By the numbers, the Encore rides on a 100.6-inch wheelbase, and checks in at a total length of 168.4 inches. The tape measure and spec sheet put that about a half-foot longer than a Mini Countryman, but nearly a foot shorter than a Ford Escape.
2017 Buick Encore Safety
The Encore performs well in crash tests, and it offers a healthy list of active safety features.
We give the Buick Encore a safety score of 7, for its good performance in official testing. (Read more about how we rate cars.)
The Encore comes equipped as standard with a rearview camera on every trim level, something immediately appreciable because this crossover's side and rear-quarter vision is nothing short of appalling. The thick roof pillars, rising beltline, and diminutive rear glass combine for terrible over-the-shoulder visibility for the driver.
All versions of the Encore come with Bluetooth mobile phone connectivity as standard, plus GM's longstanding OnStar telematics system with six months of free Directions and Connections, plus a smartphone app that users can download that enables navigation programming, remote starting, and other convenience features. Want to track a teen driver to see where they're going? That's included on an opt-in basis.
Optional equipment starts with all-wheel drive, blind-spot monitors, and rear cross-traffic alerts, rear park assist, lane-departure warnings, and a forward collision warning system.
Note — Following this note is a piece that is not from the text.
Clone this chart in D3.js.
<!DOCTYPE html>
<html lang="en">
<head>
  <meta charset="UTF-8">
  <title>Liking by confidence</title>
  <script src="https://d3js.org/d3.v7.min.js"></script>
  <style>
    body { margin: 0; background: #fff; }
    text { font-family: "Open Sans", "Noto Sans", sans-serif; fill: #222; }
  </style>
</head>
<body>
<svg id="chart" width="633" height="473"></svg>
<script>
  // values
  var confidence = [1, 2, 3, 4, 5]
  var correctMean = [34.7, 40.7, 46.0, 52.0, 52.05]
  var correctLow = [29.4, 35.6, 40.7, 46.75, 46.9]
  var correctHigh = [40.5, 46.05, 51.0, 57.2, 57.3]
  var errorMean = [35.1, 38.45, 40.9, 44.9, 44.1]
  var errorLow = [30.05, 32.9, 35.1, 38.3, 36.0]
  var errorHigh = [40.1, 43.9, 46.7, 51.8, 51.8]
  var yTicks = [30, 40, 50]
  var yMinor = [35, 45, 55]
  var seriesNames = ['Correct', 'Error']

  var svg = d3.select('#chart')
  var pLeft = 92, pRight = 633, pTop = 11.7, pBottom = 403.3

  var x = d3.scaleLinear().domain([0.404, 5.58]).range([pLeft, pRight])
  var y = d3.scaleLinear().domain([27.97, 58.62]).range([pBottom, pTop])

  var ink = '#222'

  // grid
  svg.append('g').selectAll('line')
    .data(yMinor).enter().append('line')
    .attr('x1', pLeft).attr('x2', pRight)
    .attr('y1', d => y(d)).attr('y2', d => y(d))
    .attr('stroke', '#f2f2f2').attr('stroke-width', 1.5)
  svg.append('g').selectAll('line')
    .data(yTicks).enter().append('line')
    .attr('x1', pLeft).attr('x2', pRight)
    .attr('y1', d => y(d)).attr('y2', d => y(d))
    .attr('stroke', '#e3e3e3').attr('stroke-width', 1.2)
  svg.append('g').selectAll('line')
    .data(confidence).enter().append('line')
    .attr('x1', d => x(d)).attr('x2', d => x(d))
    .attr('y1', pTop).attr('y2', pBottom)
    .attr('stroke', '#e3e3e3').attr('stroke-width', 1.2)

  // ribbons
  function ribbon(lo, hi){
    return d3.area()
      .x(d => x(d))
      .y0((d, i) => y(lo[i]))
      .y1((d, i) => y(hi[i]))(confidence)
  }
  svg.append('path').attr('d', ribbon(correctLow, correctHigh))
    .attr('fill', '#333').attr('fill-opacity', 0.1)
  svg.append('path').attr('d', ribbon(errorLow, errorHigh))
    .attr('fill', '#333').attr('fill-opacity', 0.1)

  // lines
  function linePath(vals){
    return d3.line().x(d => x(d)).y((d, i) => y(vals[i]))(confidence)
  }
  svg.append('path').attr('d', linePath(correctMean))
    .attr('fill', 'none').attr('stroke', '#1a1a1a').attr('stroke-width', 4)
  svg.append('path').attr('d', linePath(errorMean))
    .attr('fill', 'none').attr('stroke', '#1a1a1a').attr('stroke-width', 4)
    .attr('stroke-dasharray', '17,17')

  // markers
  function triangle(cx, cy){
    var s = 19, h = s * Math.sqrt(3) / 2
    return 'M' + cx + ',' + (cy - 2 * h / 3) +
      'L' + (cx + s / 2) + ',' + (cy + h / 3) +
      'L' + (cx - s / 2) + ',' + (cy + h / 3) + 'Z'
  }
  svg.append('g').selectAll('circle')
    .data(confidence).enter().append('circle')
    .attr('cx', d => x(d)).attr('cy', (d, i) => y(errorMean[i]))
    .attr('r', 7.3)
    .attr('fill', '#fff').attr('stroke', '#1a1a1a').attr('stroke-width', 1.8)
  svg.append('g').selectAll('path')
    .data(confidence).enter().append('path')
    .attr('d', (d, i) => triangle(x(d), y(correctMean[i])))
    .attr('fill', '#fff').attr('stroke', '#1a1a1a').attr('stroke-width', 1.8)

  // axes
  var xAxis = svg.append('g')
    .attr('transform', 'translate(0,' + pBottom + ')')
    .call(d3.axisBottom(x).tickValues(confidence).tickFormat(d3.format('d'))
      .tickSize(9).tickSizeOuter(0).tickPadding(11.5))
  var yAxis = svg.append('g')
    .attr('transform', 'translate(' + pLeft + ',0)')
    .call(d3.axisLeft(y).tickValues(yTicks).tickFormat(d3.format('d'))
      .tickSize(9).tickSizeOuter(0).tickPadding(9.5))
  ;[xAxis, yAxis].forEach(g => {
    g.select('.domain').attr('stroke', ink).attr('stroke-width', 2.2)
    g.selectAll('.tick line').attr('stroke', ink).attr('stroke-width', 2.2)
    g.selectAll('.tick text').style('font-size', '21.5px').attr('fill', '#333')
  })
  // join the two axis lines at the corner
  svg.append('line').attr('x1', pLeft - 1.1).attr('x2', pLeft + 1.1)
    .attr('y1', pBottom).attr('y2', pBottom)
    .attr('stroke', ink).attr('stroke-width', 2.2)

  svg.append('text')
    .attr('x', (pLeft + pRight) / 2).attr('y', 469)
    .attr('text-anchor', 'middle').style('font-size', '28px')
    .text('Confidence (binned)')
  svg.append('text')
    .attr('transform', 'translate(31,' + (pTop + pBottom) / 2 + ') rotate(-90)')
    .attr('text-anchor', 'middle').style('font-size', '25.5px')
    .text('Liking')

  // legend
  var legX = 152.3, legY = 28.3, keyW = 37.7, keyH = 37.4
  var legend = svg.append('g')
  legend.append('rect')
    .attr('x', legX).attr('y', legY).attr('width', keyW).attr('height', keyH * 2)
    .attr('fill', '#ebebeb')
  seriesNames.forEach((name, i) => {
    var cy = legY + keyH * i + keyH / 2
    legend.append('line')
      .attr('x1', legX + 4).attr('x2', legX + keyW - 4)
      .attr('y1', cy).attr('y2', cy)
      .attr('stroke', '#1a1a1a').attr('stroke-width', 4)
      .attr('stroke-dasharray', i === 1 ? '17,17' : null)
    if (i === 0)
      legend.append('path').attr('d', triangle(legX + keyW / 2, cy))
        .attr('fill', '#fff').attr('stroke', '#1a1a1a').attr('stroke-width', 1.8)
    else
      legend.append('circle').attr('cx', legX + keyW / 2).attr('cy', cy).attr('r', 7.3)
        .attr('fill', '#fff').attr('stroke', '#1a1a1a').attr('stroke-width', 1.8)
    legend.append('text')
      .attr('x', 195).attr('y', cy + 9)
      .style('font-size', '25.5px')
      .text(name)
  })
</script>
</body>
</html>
Some of those systems can be too cautious, but the crossover only occasionally offers a stray alert on steep roads.
The Encore's crash-test results make it among the safer small crossover SUVs to be evaluated by both major crash-testing agencies.
The NHTSA gave the 2017 Encore five stars out of five overall, with five stars in all categories but the rollover test, in which it received four stars.
The IIHS gave the Encore its highest rating of "Good" for the moderate-overlap front crash, side impact evaluation, and roof strength tests. Those results qualify it for a the Top Safety Pick award, but the Encore's front crash prevention tech scores only a "Basic" nod and does not elevate the Encore to the coveted Top Safety Pick+ list.
2017 Buick Encore Features
With niceties like Bose noise cancellation and a large center touchscreen, the Encore adds a taste of luxury to the subcompact crossover segment.
The Encore is offered in basically one model, with front- or all-wheel drive and a choice of option packages.
We give it an 7 for features, recognizing good standard equipment and a good infotainment system. (Read more about how we rate cars.)
All Encores now come with keyless ignition and an 8.0-inch touchscreen. Those features join power windows, locks, and heated mirrors; cruise control; cloth upholstery with mock-leather trim; a power driver's seat; ambient lighting; a rearview camera; the OnStar telematics system; active noise cancellation; a cargo cover; and 18-inch alloy wheels. OnStar comes with 4G LTE connectivity, free for a short period and available for a subscription following that. It allows the vehicle to create a wi-fi network, too.
Buick's advanced IntelliLink infotainment system is also standard equipment. It features voice commands or the 8.0-inch touchscreen to manage audio from Bluetooth streaming, terrestrial radio, smartphone apps, SiriusXM satellite radio, or USB devices. It also features convenient mobile phone functions and an optional navigation system, and for 2017 it adds Apple CarPlay and Android Auto functionality.
The packages, which are basically treated as models, are Convenience, Leather, Premium, and Sport Touring. The Convenience package adds remote start, digital automatic climate control, and fog lamps. The Leather package wraps a heated steering wheel, heated front seats, and the second row flip-fold bench seat in animal hides. The Premium package features a Bose audio system, parking sensors, plus two camera-based safety features: lane-departure warning and forward-collision warning. The Sport Touring package gets the zoomier engine with its 153 horsepower, and also adds a rear spoiler, unique 18-inch wheels, and stop-start.
Stand-alone options include a navigation system and a power moonroof, neither of which can be ordered on a base level Encore. There's also a Bose audio system, which is included in several packages as well.
The uprated engine is available on all trims above the base model.
2017 Buick Encore Fuel Economy
The Encore's small engine and tiny footprint make for good fuel economy, but it's not as thrifty as some mid-size sedans.
The 2017 Buick Encore may be a little squirt, but it's due for a diet and depends on hard-working turbocharged 4-cylinder engines for its propulsion. The combination pushes its fuel consumption into a middling territory, where it's bested by even some larger crossovers.
We give the Encore a green rating of 7. (Read more about how we rate cars.)
The 2017 Encore is rated at 25 mpg city, 33 highway, 28 combined for its base front-wheel-drive configuration. Add the optional all-wheel drive, however, and that drops to 24/30/27 mpg.
The new direct-injected 1.4-liter inline-4 in the Sport Touring trim for 2016 returns in 2017 and is rated at 27/33/30 mpg with front-drive while also delivering more power. Those numbers fall slightly to 26/31/28 mpg with AWD. Clearly, this is the engine to choose, and will be available on every trim above base.
By comparison, the Honda HR-V and Mazda CX-3 get a combined 31 mpg rating. The Subaru XV Crosstrek matches the base Encore with a combined figure of 28 mpg, while the Mini Countryman comes in at 27 mpg combined. We'd also suggest the Nissan Juke, which is rated at 29 mpg combined, or 27 mpg with all-wheel drive—even though our real-world drives have turned in mileage a lot lower than official estimates. In real-world Encore drives, we've hit the EPA combined number of 28 mpg.